Blixt, a Swede, and Smith, an Australian, haven't bogeyed a hole yet. They led after the second and third rounds, but had to overcome a remarkable surge by Brown and Kisner, who stormed into the lead with birdies on the first eight holes and 10 of their first 11.

Blixt made a 5-foot birdie putt on the 16th, and Smith did the same on 17th to put themselves back in the lead.

Smith then dropped a 57-yard approach on 18 within 2 feet, and they seemed to have the victory wrapped up. Instead, both teams will be back at it at 8 a.m. on the 18th hole to start the playoff.

Kisner and Brown each have one PGA Tour victory. The 33-year-old Blixt has won twice, but not since 2013.

Each player on the winning team will take home $1.02 million and earn 400 FedExCup points.

Jordan Spieth and Ryan Palmer combined to birdie seven of nine holes in the middle of their round to pull as close as three strokes back with three holes to play, but couldn't quite overcome a deficit that had been as large as six strokes.

Speith's 16-foot birdie attempt rolled around the lip of the cup and out on 16. That, combined with Spieth's narrow miss from 3 feet on the 18th green Saturday, and Palmer's two misses from within 3 feet in the third round, were shots that one of the favored pairs would have to regret in an otherwise strong, fourth-place performance.

Brown and Kisner led by two strokes after their birdie on the eighth hole and maintained that gap until Smith's 34-foot putt on the undulating 12th green made it a one-stroke affair with six holes to play.
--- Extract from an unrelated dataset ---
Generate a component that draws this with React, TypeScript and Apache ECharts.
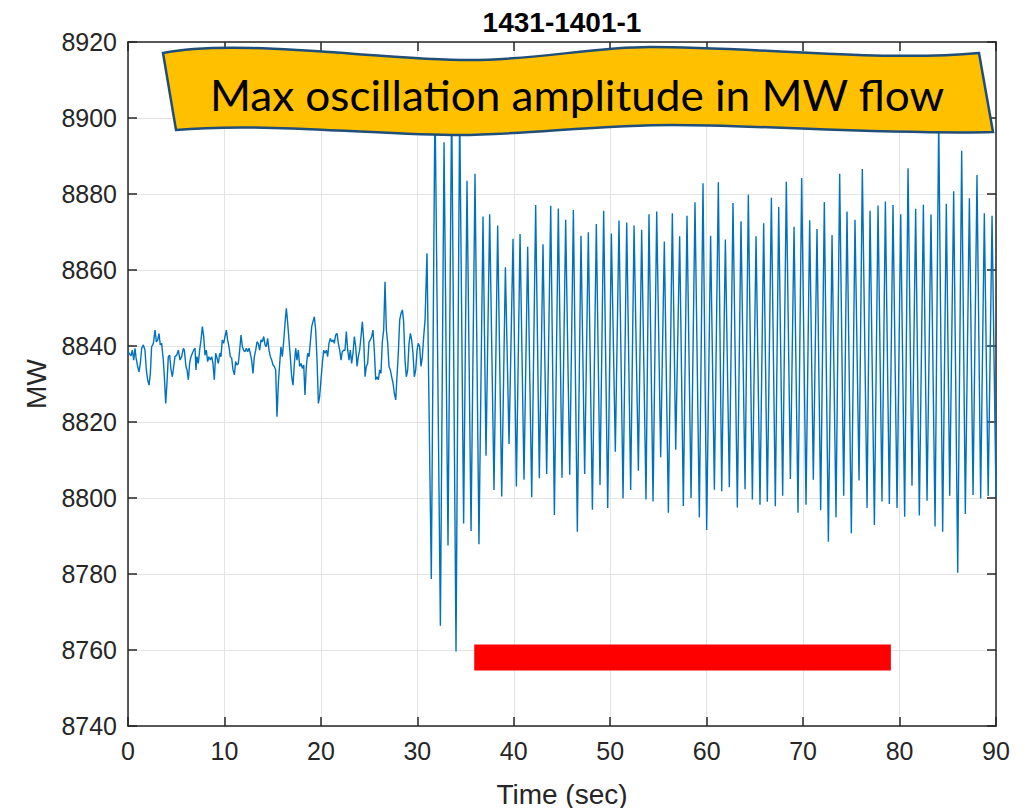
import React, { useEffect, useRef } from "react";
import * as echarts from "echarts";

const chartTitle = "1431-1401-1";
const bannerText = "Max oscillation amplitude in MW flow";
const xAxisName = "Time (sec)";
const yAxisName = "MW";
const xMin = 0;
const xMax = 90;
const xStep = 10;
const yMin = 8740;
const yMax = 8920;
const yStep = 20;

// pre-disturbance ambient noise (sec, MW)
const preTimes = [
  0.0, 0.31, 0.45, 0.59, 0.73, 0.83, 1.0, 1.14, 1.28, 1.42,
  1.59, 1.76, 1.9, 2.04, 2.18, 2.32, 2.45, 2.63, 2.8, 2.94,
  3.08, 3.21, 3.35, 3.49, 3.66, 3.77, 3.91, 4.04, 4.18, 4.32,
  4.46, 4.6, 4.74, 4.87, 5.05, 5.22, 5.39, 5.56, 5.74, 5.84,
  6.01, 6.12, 6.26, 6.39, 6.53, 6.67, 6.81, 6.95, 7.05, 7.15,
  7.29, 7.43, 7.57, 7.71, 7.85, 7.98, 8.12, 8.26, 8.4, 8.54,
  8.68, 8.81, 8.95, 9.09, 9.23, 9.37, 9.51, 9.64, 9.78, 9.92,
  10.06, 10.2, 10.33, 10.47, 10.61, 10.75, 10.89, 11.03, 11.16, 11.3,
  11.44, 11.58, 11.72, 11.86, 11.99, 12.13, 12.27, 12.41, 12.55, 12.68,
  12.82, 12.96, 13.1, 13.24, 13.38, 13.51, 13.65, 13.79, 13.93, 14.07,
  14.21, 14.34, 14.48, 14.62, 14.76, 14.9, 15.04, 15.17, 15.31, 15.45,
  15.59, 15.73, 15.86, 16.0, 16.14, 16.28, 16.42, 16.56, 16.69, 16.83,
  16.97, 17.11, 17.25, 17.39, 17.52, 17.66, 17.8, 17.94, 18.08, 18.22,
  18.35, 18.49, 18.63, 18.77, 18.91, 19.05, 19.18, 19.32, 19.46, 19.6,
  19.74, 19.87, 20.01, 20.15, 20.29, 20.43, 20.57, 20.7, 20.84, 20.98,
  21.12, 21.26, 21.39, 21.53, 21.67, 21.81, 21.95, 22.09, 22.22, 22.36,
  22.5, 22.64, 22.78, 22.92, 23.05, 23.19, 23.33, 23.47, 23.61, 23.75,
  23.88, 24.02, 24.16, 24.3, 24.44, 24.58, 24.71, 24.85, 24.99, 25.13,
  25.27, 25.4, 25.54, 25.68, 25.82, 25.96, 26.1, 26.23, 26.37, 26.51,
  26.65, 26.79, 26.93, 27.06, 27.2, 27.34, 27.48, 27.62, 27.76, 27.89,
  28.03, 28.17, 28.31, 28.45, 28.58, 28.72, 28.86, 29.0, 29.14, 29.28,
  29.41, 29.55, 29.69, 29.83, 29.97, 30.1, 30.24, 30.38, 30.52, 30.66,
  30.8,
];
const preValues = [
  8838.5, 8837.4, 8838.9, 8836.3, 8839.4, 8837.0, 8834.6, 8833.2, 8835.4, 8839.4,
  8840.3, 8838.9, 8833.7, 8831.1, 8829.7, 8832.8, 8839.8, 8840.7, 8844.2, 8841.1,
  8841.6, 8843.3, 8840.3, 8840.7, 8836.3, 8831.9, 8824.9, 8830.2, 8837.2, 8837.6,
  8833.7, 8831.9, 8834.6, 8837.2, 8837.6, 8838.9, 8836.3, 8837.2, 8839.4, 8838.9,
  8834.6, 8833.7, 8831.1, 8835.4, 8837.2, 8838.1, 8838.9, 8839.4, 8833.7, 8837.2,
  8835.4, 8838.9, 8841.6, 8845.1, 8842.5, 8837.6, 8838.9, 8835.9, 8837.2, 8836.3,
  8837.2, 8835.4, 8831.1, 8838.1, 8836.8, 8835.4, 8838.1, 8837.2, 8841.6, 8840.7,
  8842.5, 8844.2, 8841.6, 8839.8, 8837.2, 8836.8, 8833.7, 8832.4, 8835.9, 8835.0,
  8835.4, 8838.9, 8842.9, 8839.8, 8838.9, 8838.5, 8839.4, 8838.5, 8839.4, 8838.1,
  8836.3, 8832.8, 8837.2, 8838.9, 8841.1, 8840.7, 8838.9, 8841.6, 8841.1, 8842.5,
  8840.3, 8839.8, 8842.0, 8838.9, 8837.2, 8836.3, 8835.0, 8834.6, 8833.7, 8821.4,
  8830.2, 8835.4, 8839.8, 8837.2, 8841.1, 8846.0, 8849.9, 8846.0, 8841.6, 8837.2,
  8831.9, 8829.7, 8835.4, 8839.4, 8836.3, 8838.9, 8834.6, 8835.4, 8834.1, 8835.0,
  8827.1, 8834.6, 8838.1, 8837.2, 8841.1, 8845.1, 8846.4, 8847.7, 8844.2, 8836.3,
  8824.9, 8826.7, 8831.1, 8835.4, 8838.9, 8838.1, 8838.9, 8837.2, 8840.7, 8842.0,
  8841.1, 8841.6, 8840.7, 8842.9, 8843.3, 8840.7, 8838.9, 8836.3, 8838.5, 8838.9,
  8838.9, 8843.8, 8838.9, 8836.3, 8838.9, 8835.4, 8838.1, 8842.5, 8839.8, 8834.6,
  8837.2, 8838.9, 8842.5, 8846.4, 8841.6, 8831.9, 8834.6, 8835.4, 8841.1, 8841.6,
  8842.5, 8844.2, 8838.9, 8831.1, 8831.9, 8831.1, 8833.7, 8832.8, 8841.1, 8844.2,
  8856.9, 8844.2, 8840.7, 8834.6, 8833.7, 8831.9, 8830.2, 8827.5, 8825.8, 8831.9,
  8838.1, 8846.8, 8848.6, 8849.5, 8846.4, 8836.3, 8831.9, 8833.7, 8840.7, 8843.3,
  8841.6, 8838.1, 8831.9, 8833.7, 8838.9, 8840.7, 8839.8, 8834.6, 8837.2, 8842.5,
  8846.8,
];

// oscillation crests (sec, MW)
const peakTimes = [
  31.0, 31.83, 32.77, 33.56, 34.39, 35.15, 35.98, 36.81, 37.5, 38.33,
  39.13, 39.92, 40.65, 41.44, 42.27, 43.03, 43.83, 44.62, 45.38, 46.18,
  46.97, 47.73, 48.56, 49.32, 50.12, 50.91, 51.71, 52.47, 53.26, 54.02,
  54.82, 55.61, 56.44, 57.2, 57.96, 58.79, 59.62, 60.41, 61.21, 61.94,
  62.73, 63.56, 64.32, 65.12, 65.91, 66.71, 67.47, 68.26, 69.06, 69.85,
  70.68, 71.44, 72.2, 73.0, 73.79, 74.55, 75.38, 76.14, 76.94, 77.77,
  78.53, 79.32, 80.12, 80.88, 81.67, 82.47, 83.26, 84.06, 84.85, 85.61,
  86.44, 87.24, 88.03, 88.79, 89.59,
];
const peakValues = [
  8864.4, 8906.0, 8893.6, 8905.0, 8903.0, 8883.5, 8885.3, 8874.1, 8874.7, 8871.7,
  8860.7, 8868.2, 8869.5, 8866.1, 8877.1, 8866.8, 8876.9, 8876.2, 8873.2, 8875.8,
  8869.0, 8869.9, 8872.1, 8875.6, 8869.6, 8873.0, 8872.5, 8871.7, 8870.6, 8874.7,
  8875.4, 8867.5, 8874.9, 8868.9, 8874.3, 8877.8, 8882.8, 8869.0, 8883.1, 8868.0,
  8877.6, 8872.8, 8879.8, 8868.9, 8872.3, 8879.0, 8876.6, 8883.2, 8871.4, 8884.2,
  8873.1, 8870.8, 8877.9, 8869.2, 8885.3, 8875.4, 8873.2, 8886.6, 8875.6, 8877.0,
  8878.0, 8877.1, 8874.7, 8886.8, 8876.1, 8877.2, 8874.6, 8900.0, 8877.4, 8880.7,
  8891.4, 8878.9, 8885.0, 8874.9, 8874.3,
];

// oscillation troughs (sec, MW)
const troughTimes = [
  31.45, 32.39, 33.18, 34.01, 34.8, 35.57, 36.39, 37.12, 37.95, 38.75,
  39.51, 40.27, 41.06, 41.86, 42.65, 43.41, 44.21, 45.0, 45.8, 46.59,
  47.35, 48.15, 48.94, 49.74, 50.53, 51.33, 52.12, 52.92, 53.71, 54.44,
  55.23, 56.03, 56.79, 57.58, 58.38, 59.24, 60.0, 60.8, 61.56, 62.35,
  63.18, 63.98, 64.74, 65.53, 66.29, 67.12, 67.88, 68.68, 69.47, 70.3,
  71.06, 71.82, 72.62, 73.41, 74.21, 75.0, 75.8, 76.63, 77.39, 78.18,
  78.94, 79.74, 80.53, 81.29, 82.05, 82.85, 83.68, 84.47, 85.2, 86.03,
  86.82, 87.62, 88.41, 89.19, 90.0,
];
const troughValues = [
  8778.7, 8766.4, 8787.5, 8759.6, 8793.3, 8791.3, 8787.8, 8811.1, 8802.1, 8800.4,
  8814.2, 8803.0, 8804.8, 8800.2, 8805.2, 8806.3, 8795.5, 8805.3, 8806.1, 8791.1,
  8806.3, 8796.9, 8803.4, 8797.4, 8812.2, 8799.9, 8802.1, 8807.2, 8799.6, 8799.1,
  8810.7, 8796.1, 8812.7, 8797.9, 8800.0, 8794.9, 8791.6, 8802.2, 8801.8, 8802.8,
  8797.5, 8802.3, 8799.6, 8798.2, 8799.0, 8797.8, 8800.6, 8805.0, 8796.1, 8798.2,
  8804.8, 8796.8, 8788.5, 8794.9, 8800.6, 8790.7, 8804.6, 8797.4, 8792.9, 8799.1,
  8798.4, 8797.4, 8795.1, 8803.2, 8795.4, 8799.3, 8792.5, 8791.1, 8800.6, 8780.3,
  8795.8, 8800.8, 8799.9, 8800.5, 8800.0,
];

// red marker bar (time span, MW level)
const barTimes = [35.9, 79.1];
const barLevel = 8758;

const BANNER_PATH =
  "M163,53 C240,38 380,60 470,60 C540,60 590,47 650,47 C760,47 880,62 979,53 " +
  "L993,132 C900,135 760,125 673,125 C600,125 520,135 460,135 C380,135 260,122 176,130 Z";

let bannerRegistered = false;
function ensureBanner() {
  if (bannerRegistered) return;
  echarts.graphic.registerShape("banner", echarts.graphic.extendPath(BANNER_PATH, {}) as any);
  bannerRegistered = true;
}

const AXIS_COLOR = "#262626";
const FONT = "Liberation Sans, Arial, sans-serif";

export default function App() {
  const ref = useRef<HTMLDivElement>(null);

  useEffect(() => {
    if (!ref.current) return;
    ensureBanner();
    const chart = echarts.init(ref.current, undefined, { renderer: "svg" });

    const pre: number[][] = [];
    const n = Math.min(preTimes.length, preValues.length);
    for (let i = 0; i < n; i++) pre.push([preTimes[i], preValues[i]]);
    const osc: number[][] = [];
    for (let i = 0; i < Math.min(peakTimes.length, peakValues.length); i++) osc.push([peakTimes[i], peakValues[i]]);
    for (let i = 0; i < Math.min(troughTimes.length, troughValues.length); i++) osc.push([troughTimes[i], troughValues[i]]);
    osc.sort((a, b) => a[0] - b[0]);
    const lineData = pre.concat(osc);

    const plain = (v: number) => String(v);

    const mainAxisX = {
      type: "value",
      min: xMin,
      max: xMax,
      interval: xStep,
      position: "bottom",
      axisLine: { show: true, onZero: false, lineStyle: { color: AXIS_COLOR, width: 1.5 } },
      axisTick: { show: true, inside: true, length: 9, lineStyle: { color: AXIS_COLOR, width: 1.5 } },
      axisLabel: { color: AXIS_COLOR, fontSize: 25, fontFamily: FONT, margin: 12, formatter: plain },
      splitLine: { show: true, lineStyle: { color: "#e4e4e4", width: 1 } },
      name: xAxisName,
      nameLocation: "middle",
      nameGap: 54,
      nameTextStyle: { color: AXIS_COLOR, fontSize: 28, fontFamily: FONT },
    };
    const topAxisX = {
      type: "value",
      min: xMin,
      max: xMax,
      interval: xStep,
      position: "top",
      axisLine: { show: true, onZero: false, lineStyle: { color: AXIS_COLOR, width: 1.5 } },
      axisTick: { show: true, inside: true, length: 9, lineStyle: { color: AXIS_COLOR, width: 1.5 } },
      axisLabel: { show: false },
      splitLine: { show: false },
    };
    const mainAxisY = {
      type: "value",
      min: yMin,
      max: yMax,
      interval: yStep,
      position: "left",
      axisLine: { show: true, onZero: false, lineStyle: { color: AXIS_COLOR, width: 1.5 } },
      axisTick: { show: true, inside: true, length: 9, lineStyle: { color: AXIS_COLOR, width: 1.5 } },
      axisLabel: { color: AXIS_COLOR, fontSize: 25, fontFamily: FONT, margin: 11, formatter: plain },
      splitLine: { show: true, lineStyle: { color: "#e4e4e4", width: 1 } },
      name: yAxisName,
      nameLocation: "middle",
      nameGap: 78,
      nameTextStyle: { color: AXIS_COLOR, fontSize: 28, fontFamily: FONT },
    };
    const rightAxisY = {
      type: "value",
      min: yMin,
      max: yMax,
      interval: yStep,
      position: "right",
      axisLine: { show: true, onZero: false, lineStyle: { color: AXIS_COLOR, width: 1.5 } },
      axisTick: { show: true, inside: true, length: 9, lineStyle: { color: AXIS_COLOR, width: 1.5 } },
      axisLabel: { show: false },
      splitLine: { show: false },
    };

    chart.setOption({
      animation: false,
      backgroundColor: "#ffffff",
      grid: { left: 128, right: 36, top: 42, bottom: 82, containLabel: false, outerBoundsMode: "none" },
      xAxis: [mainAxisX, topAxisX],
      yAxis: [mainAxisY, rightAxisY],
      series: [
        {
          type: "line",
          data: lineData,
          showSymbol: false,
          symbol: "none",
          lineStyle: { color: "#0072BD", width: 1.4 },
          z: 2,
        },
        {
          type: "line",
          data: [
            [barTimes[0], barLevel],
            [barTimes[1], barLevel],
          ],
          showSymbol: false,
          symbol: "none",
          lineStyle: { color: "#FF0000", width: 26, cap: "butt" },
          z: 3,
        },
      ],
      graphic: [
        {
          type: "text",
          x: 562,
          y: 22,
          z: 100,
          style: {
            text: chartTitle,
            font: "bold 28px " + FONT,
            fill: "#000000",
            align: "center",
            verticalAlign: "middle",
          },
        },
        {
          type: "banner",
          x: 0,
          y: 0,
          z: 100,
          style: { fill: "#FFC000", stroke: "#1F4E79", lineWidth: 2.5 },
        },
        {
          type: "text",
          x: 577,
          y: 94,
          z: 101,
          scaleX: 1.05,
          style: {
            text: bannerText,
            font: "42px Lato, 'Open Sans', sans-serif",
            fill: "#000000",
            align: "center",
            verticalAlign: "middle",
          },
        },
      ],
    } as any);

    return () => {
      chart.dispose();
    };
  }, []);

  return (
    <div
      ref={ref}
      style={{ position: "fixed", left: 0, top: 0, width: 1032, height: 808, background: "#fff" }}
    />
  );
}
Kelly Kraft and Kevin Tway finished third at 23 under after Kraft followed up a 266-yard approach on 18 with a 22-foot eagle putt.

The tournament is the first team event on the PGA Tour since the Walt Disney World National Team Championship in 1981. The Zurich began with 80 two-player teams, with players choosing their teammates.

Players on each team alternated shots in the first and third rounds. In the second and final rounds, each player played their own balls and each team took the best score per hole. The playoff will be in the same format as the final round.